Written problem
Scan the entries below. List each line with "this".

(Figure scripts)

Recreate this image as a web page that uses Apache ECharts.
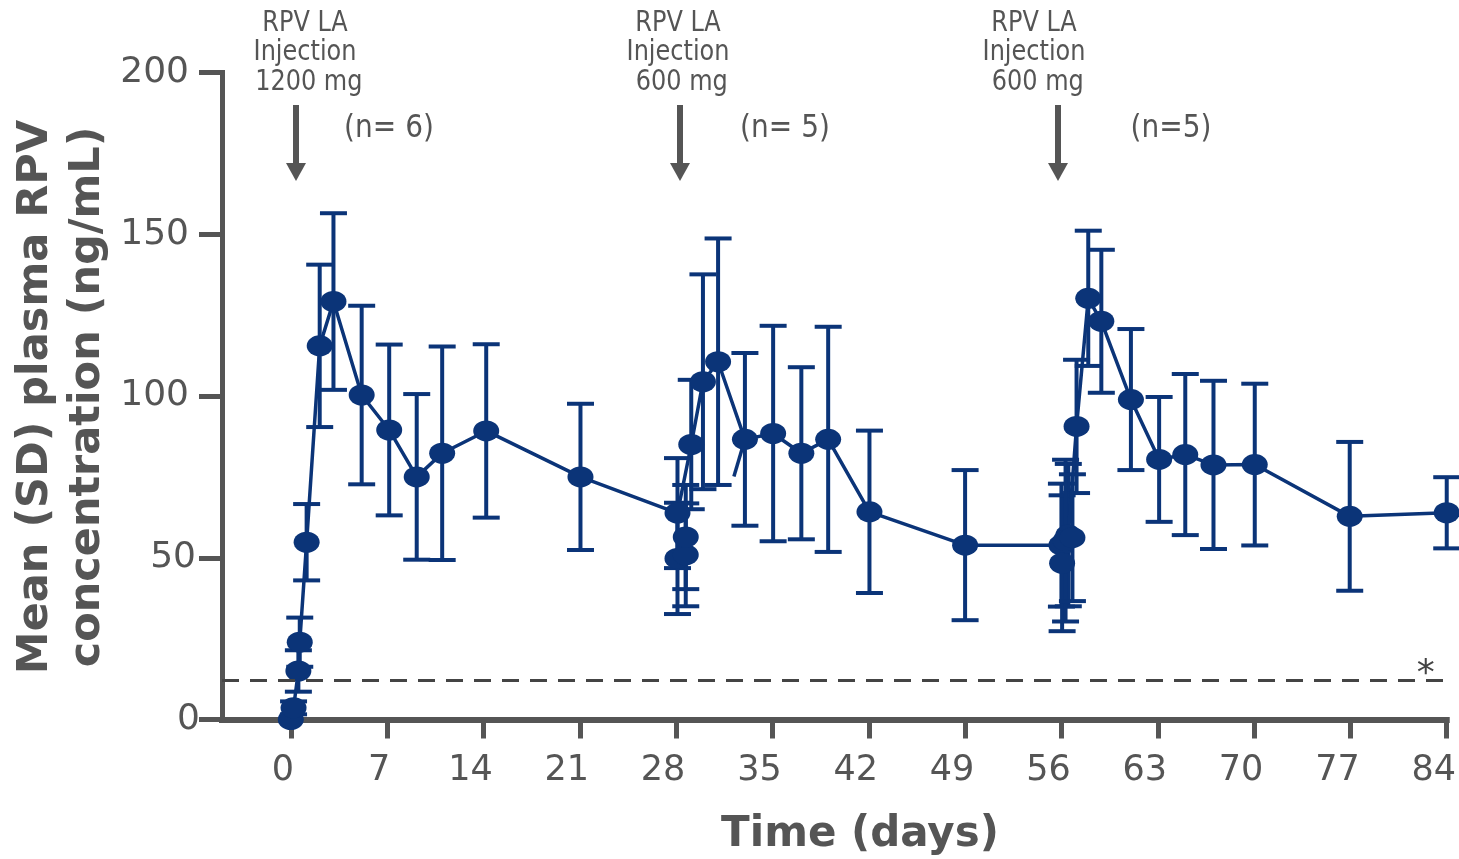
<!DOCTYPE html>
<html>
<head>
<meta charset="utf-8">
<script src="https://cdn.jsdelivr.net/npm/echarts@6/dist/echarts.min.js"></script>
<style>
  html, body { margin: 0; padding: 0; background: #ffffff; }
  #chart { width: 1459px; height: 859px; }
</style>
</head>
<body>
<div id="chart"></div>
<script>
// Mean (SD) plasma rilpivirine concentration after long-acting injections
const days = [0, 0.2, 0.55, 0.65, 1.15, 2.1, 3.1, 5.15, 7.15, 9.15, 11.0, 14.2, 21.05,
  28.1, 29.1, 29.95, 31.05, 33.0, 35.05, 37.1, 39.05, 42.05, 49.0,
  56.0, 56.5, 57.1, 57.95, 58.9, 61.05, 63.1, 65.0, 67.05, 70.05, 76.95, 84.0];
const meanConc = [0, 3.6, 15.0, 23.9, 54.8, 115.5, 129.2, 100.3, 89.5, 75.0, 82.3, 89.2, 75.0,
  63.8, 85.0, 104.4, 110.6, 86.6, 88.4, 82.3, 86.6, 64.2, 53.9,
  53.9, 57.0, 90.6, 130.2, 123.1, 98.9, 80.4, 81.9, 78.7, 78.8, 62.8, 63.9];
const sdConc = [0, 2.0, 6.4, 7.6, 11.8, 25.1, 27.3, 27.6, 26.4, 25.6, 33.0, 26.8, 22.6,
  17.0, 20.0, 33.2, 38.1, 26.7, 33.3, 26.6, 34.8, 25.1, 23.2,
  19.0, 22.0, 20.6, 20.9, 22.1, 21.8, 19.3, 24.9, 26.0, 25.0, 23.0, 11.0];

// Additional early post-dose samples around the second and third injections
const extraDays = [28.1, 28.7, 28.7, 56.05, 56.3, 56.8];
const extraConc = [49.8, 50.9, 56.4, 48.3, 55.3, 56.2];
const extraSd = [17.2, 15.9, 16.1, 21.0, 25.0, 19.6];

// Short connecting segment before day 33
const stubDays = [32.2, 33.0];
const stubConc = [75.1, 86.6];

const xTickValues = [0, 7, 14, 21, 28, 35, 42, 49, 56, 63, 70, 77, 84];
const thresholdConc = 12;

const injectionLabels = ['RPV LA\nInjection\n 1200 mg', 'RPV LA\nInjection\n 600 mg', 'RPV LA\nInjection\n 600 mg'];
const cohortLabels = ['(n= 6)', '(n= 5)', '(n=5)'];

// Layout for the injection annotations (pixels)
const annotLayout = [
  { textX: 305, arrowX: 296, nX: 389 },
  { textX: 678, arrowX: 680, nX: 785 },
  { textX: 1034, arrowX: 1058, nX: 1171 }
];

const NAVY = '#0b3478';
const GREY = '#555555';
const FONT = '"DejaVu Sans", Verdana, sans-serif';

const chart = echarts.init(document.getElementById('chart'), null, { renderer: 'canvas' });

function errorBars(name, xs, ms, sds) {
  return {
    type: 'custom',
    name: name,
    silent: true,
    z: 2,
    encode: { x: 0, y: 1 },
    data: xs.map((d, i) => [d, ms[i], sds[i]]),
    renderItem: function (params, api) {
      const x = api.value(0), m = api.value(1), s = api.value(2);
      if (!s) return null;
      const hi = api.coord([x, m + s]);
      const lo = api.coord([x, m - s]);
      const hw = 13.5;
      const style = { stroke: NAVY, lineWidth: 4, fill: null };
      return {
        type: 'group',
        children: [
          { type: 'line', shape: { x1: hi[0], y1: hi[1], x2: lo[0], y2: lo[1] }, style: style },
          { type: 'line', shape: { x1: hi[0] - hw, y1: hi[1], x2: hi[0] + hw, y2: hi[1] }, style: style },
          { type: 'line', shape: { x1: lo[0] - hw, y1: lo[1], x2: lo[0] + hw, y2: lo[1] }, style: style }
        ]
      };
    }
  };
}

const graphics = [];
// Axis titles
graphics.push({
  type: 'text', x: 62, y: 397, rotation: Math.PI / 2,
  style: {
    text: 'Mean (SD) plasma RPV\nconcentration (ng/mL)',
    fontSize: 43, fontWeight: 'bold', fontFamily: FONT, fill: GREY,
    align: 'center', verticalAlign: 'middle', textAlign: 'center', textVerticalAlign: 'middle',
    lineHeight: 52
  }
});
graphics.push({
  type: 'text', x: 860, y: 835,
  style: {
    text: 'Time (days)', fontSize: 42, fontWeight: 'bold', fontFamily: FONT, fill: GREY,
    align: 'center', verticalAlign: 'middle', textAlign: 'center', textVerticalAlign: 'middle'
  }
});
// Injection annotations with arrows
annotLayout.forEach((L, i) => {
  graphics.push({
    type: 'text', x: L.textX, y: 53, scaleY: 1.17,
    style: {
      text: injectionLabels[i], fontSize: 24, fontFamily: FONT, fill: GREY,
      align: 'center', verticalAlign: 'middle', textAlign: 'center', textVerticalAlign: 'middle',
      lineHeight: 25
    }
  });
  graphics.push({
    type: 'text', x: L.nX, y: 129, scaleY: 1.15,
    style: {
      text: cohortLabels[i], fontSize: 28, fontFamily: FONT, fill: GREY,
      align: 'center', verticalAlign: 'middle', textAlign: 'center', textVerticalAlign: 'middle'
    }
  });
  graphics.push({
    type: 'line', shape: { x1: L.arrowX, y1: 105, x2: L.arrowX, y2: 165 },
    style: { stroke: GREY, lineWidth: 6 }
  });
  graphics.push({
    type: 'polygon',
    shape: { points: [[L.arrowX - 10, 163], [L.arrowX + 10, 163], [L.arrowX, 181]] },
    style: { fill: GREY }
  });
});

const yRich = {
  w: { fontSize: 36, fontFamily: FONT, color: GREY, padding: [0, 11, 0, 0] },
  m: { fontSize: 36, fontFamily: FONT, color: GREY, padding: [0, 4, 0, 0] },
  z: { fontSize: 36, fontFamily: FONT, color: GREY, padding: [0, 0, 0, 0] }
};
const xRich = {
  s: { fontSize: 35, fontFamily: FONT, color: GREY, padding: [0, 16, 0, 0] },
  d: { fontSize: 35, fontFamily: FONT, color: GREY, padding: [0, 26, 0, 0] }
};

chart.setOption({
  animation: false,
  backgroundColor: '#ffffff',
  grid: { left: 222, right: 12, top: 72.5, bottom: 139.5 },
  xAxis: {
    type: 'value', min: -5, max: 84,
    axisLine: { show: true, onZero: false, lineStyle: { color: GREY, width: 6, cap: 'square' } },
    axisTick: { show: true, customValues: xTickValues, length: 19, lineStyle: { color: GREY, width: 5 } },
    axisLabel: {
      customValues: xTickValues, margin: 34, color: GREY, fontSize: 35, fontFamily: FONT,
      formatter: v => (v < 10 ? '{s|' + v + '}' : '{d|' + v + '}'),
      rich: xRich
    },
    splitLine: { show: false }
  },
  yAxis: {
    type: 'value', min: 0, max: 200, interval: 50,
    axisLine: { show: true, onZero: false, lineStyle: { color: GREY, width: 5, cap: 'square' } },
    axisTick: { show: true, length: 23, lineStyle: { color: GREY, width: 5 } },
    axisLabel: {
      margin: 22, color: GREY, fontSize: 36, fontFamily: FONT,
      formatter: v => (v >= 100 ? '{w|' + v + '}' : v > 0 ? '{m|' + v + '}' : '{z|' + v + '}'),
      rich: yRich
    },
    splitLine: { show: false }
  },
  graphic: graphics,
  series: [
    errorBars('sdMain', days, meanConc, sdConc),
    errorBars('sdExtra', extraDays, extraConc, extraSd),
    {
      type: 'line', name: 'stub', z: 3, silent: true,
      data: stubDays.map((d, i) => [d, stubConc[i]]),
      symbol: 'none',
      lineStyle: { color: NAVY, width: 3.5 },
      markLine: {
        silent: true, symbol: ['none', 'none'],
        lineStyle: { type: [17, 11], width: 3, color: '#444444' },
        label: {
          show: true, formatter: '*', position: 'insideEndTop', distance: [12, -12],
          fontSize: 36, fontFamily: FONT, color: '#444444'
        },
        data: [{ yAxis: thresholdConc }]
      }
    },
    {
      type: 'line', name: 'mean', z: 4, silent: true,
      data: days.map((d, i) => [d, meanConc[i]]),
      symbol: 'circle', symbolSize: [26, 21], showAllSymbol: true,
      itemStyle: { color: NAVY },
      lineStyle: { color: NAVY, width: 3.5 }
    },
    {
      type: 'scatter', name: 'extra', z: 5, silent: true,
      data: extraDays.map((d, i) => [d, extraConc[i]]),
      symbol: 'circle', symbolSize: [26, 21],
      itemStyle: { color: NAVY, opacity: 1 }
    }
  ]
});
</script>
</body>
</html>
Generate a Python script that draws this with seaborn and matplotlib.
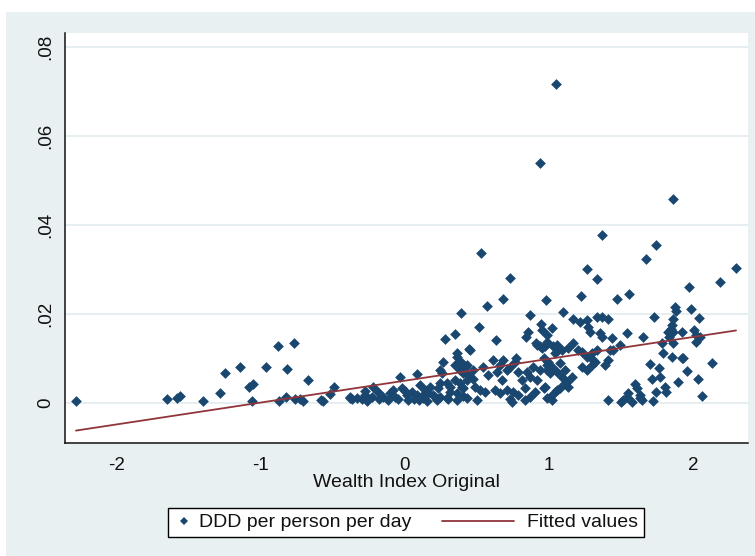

Answer to the task
Recreate this image as a web page that uses Apache ECharts.
Generate a Python script that draws this with seaborn and matplotlib.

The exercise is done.